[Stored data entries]

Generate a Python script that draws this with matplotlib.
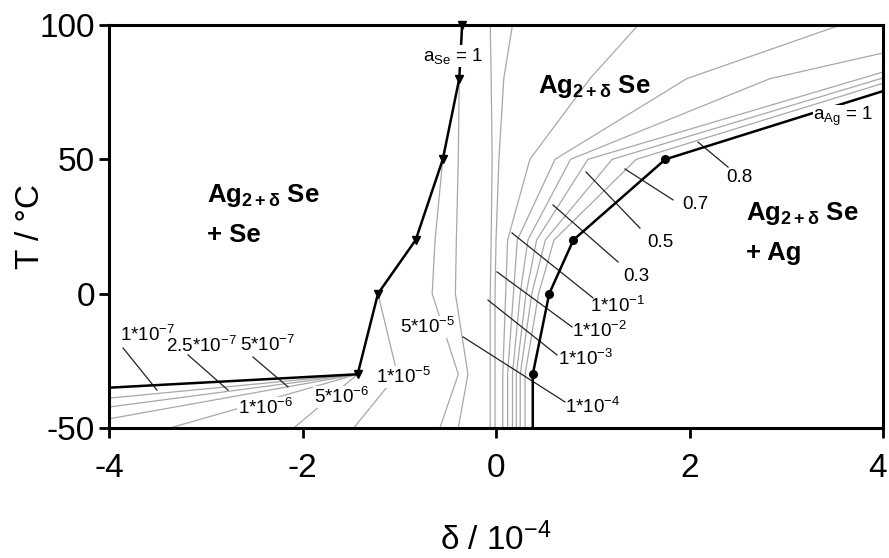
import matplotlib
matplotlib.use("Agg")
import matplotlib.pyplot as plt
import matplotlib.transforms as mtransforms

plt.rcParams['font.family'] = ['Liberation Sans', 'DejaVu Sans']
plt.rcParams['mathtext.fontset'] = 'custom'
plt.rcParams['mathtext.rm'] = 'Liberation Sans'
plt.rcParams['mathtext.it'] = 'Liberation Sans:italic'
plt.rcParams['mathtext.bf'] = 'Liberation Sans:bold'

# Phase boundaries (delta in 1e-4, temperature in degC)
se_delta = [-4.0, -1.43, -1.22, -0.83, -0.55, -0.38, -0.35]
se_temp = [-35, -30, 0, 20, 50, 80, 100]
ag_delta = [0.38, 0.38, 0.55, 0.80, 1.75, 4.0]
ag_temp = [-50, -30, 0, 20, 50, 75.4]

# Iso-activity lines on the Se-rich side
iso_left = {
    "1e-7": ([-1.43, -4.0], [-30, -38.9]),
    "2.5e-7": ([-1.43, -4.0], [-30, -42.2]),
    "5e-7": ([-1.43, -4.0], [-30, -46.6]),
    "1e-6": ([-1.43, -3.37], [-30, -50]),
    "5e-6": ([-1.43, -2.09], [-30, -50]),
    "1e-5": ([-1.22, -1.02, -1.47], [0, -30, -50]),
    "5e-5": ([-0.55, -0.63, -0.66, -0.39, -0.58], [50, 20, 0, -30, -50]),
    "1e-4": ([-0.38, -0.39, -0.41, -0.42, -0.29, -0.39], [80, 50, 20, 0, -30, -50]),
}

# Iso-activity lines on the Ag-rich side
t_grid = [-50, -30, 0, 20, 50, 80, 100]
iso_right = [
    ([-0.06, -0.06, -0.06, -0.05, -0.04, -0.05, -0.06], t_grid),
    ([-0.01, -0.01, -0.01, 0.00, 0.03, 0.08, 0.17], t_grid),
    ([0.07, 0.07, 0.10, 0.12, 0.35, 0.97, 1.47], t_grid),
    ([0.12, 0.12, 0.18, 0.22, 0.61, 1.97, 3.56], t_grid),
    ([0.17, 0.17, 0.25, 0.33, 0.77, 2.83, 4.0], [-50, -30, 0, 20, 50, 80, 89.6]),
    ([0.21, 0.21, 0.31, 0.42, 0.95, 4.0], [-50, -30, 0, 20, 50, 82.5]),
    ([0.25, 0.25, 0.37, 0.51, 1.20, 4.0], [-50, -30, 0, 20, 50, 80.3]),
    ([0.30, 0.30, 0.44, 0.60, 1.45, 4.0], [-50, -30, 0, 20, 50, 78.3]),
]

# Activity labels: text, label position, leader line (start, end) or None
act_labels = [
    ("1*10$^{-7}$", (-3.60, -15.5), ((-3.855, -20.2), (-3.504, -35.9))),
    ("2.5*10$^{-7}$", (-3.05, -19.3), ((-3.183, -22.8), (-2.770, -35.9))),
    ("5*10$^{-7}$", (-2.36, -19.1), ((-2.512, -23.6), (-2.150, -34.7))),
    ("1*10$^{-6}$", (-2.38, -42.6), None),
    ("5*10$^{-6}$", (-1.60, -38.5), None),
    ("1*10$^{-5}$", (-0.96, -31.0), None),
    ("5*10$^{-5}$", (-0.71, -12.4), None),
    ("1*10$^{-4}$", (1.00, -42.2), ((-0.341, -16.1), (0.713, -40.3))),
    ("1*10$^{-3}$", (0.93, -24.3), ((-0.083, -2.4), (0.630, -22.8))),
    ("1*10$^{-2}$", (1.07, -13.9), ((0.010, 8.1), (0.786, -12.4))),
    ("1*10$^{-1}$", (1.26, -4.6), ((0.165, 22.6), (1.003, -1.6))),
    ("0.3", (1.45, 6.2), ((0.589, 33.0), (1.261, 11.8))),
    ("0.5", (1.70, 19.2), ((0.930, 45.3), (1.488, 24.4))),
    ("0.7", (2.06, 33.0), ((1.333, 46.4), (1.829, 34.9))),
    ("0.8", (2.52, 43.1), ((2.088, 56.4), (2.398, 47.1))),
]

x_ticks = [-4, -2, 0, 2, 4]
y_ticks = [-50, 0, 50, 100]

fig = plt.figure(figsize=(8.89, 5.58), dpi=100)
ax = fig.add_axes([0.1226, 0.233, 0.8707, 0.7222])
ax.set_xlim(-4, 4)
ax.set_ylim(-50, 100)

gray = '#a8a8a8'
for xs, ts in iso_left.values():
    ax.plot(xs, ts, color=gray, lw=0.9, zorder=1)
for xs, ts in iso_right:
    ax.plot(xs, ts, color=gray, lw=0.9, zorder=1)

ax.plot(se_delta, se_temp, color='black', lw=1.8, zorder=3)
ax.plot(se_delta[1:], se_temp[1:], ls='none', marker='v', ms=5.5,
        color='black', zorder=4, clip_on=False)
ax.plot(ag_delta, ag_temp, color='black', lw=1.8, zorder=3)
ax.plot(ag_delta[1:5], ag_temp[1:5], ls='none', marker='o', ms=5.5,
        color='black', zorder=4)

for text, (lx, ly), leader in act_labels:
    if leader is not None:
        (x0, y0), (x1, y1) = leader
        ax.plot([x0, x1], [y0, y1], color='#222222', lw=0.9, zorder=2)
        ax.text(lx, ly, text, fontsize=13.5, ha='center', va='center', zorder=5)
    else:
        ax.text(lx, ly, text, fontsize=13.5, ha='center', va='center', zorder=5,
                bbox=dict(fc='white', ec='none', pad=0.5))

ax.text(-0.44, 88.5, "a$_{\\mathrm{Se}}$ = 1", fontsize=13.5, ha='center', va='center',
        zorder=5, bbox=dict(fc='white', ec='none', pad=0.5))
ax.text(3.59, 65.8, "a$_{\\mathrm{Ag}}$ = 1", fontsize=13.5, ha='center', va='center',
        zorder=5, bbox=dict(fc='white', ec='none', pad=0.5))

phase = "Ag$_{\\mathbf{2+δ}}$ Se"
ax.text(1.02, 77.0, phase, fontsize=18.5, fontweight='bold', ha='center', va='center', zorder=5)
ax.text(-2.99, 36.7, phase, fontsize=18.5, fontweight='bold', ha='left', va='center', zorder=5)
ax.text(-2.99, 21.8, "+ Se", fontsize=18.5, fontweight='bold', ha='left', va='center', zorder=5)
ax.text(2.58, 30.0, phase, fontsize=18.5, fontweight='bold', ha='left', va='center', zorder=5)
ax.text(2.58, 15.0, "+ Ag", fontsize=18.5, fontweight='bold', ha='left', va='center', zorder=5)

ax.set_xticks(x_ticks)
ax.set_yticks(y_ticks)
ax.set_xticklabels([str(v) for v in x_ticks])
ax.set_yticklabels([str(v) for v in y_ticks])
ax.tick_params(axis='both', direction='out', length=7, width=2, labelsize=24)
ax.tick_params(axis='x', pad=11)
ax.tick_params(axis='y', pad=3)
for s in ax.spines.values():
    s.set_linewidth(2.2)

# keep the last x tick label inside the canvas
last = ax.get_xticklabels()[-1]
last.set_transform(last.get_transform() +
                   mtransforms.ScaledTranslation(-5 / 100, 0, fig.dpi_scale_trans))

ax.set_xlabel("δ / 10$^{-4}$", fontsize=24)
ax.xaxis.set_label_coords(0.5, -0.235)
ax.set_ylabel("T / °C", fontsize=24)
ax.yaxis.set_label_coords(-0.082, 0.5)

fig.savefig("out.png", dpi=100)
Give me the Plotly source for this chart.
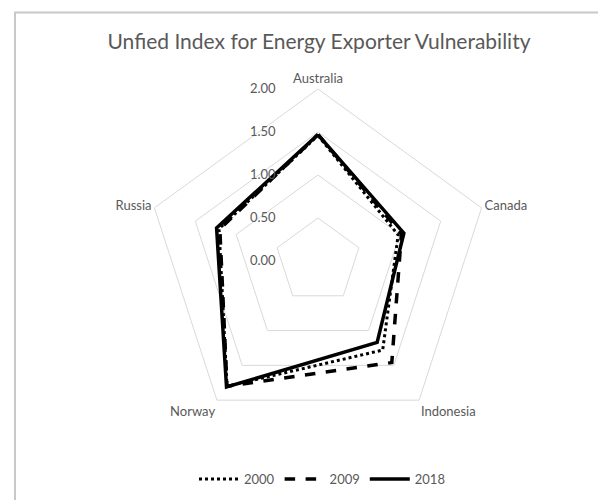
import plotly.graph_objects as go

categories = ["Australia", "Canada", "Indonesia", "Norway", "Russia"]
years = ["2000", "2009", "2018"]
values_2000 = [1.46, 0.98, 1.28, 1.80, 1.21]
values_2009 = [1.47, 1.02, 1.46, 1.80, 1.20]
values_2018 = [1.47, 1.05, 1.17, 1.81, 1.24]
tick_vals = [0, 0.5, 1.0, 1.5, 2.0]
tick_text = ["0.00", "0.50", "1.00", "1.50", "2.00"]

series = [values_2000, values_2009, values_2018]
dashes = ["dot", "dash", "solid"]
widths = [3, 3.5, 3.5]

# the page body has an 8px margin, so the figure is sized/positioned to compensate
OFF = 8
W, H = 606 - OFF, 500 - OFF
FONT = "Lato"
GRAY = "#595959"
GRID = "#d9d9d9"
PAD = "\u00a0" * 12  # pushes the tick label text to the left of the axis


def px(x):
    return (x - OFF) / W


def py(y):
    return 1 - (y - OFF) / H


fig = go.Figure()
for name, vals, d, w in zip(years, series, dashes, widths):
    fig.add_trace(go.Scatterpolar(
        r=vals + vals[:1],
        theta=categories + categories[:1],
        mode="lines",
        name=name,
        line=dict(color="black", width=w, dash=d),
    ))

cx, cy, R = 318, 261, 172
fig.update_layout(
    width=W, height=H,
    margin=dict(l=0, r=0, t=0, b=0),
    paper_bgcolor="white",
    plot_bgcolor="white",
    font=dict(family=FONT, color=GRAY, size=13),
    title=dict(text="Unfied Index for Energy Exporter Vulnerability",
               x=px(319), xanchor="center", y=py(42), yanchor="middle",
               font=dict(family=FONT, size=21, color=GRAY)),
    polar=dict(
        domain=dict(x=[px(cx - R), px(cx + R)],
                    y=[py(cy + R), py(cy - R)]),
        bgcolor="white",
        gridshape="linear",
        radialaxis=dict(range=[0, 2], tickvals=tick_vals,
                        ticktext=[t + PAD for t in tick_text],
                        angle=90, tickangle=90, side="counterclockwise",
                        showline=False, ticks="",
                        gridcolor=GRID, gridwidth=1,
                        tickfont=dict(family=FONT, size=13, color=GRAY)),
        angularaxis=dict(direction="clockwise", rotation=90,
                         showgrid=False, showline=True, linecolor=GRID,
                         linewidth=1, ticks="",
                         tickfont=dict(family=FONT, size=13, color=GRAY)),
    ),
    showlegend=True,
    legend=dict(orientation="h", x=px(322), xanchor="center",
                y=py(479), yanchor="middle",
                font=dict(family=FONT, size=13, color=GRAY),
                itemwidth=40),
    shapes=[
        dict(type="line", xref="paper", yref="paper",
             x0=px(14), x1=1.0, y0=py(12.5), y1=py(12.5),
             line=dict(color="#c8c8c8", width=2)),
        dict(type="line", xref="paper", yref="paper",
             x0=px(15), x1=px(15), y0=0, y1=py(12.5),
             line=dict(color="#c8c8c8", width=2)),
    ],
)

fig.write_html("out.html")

— To do —
Going back to the data above, write out everything from the line with "Give me the Plotly source for this chart." down to the line with "import plotly.graph_objects as go", both included, leaving every picture out.

— Right answer —
Give me the Plotly source for this chart.
import plotly.graph_objects as go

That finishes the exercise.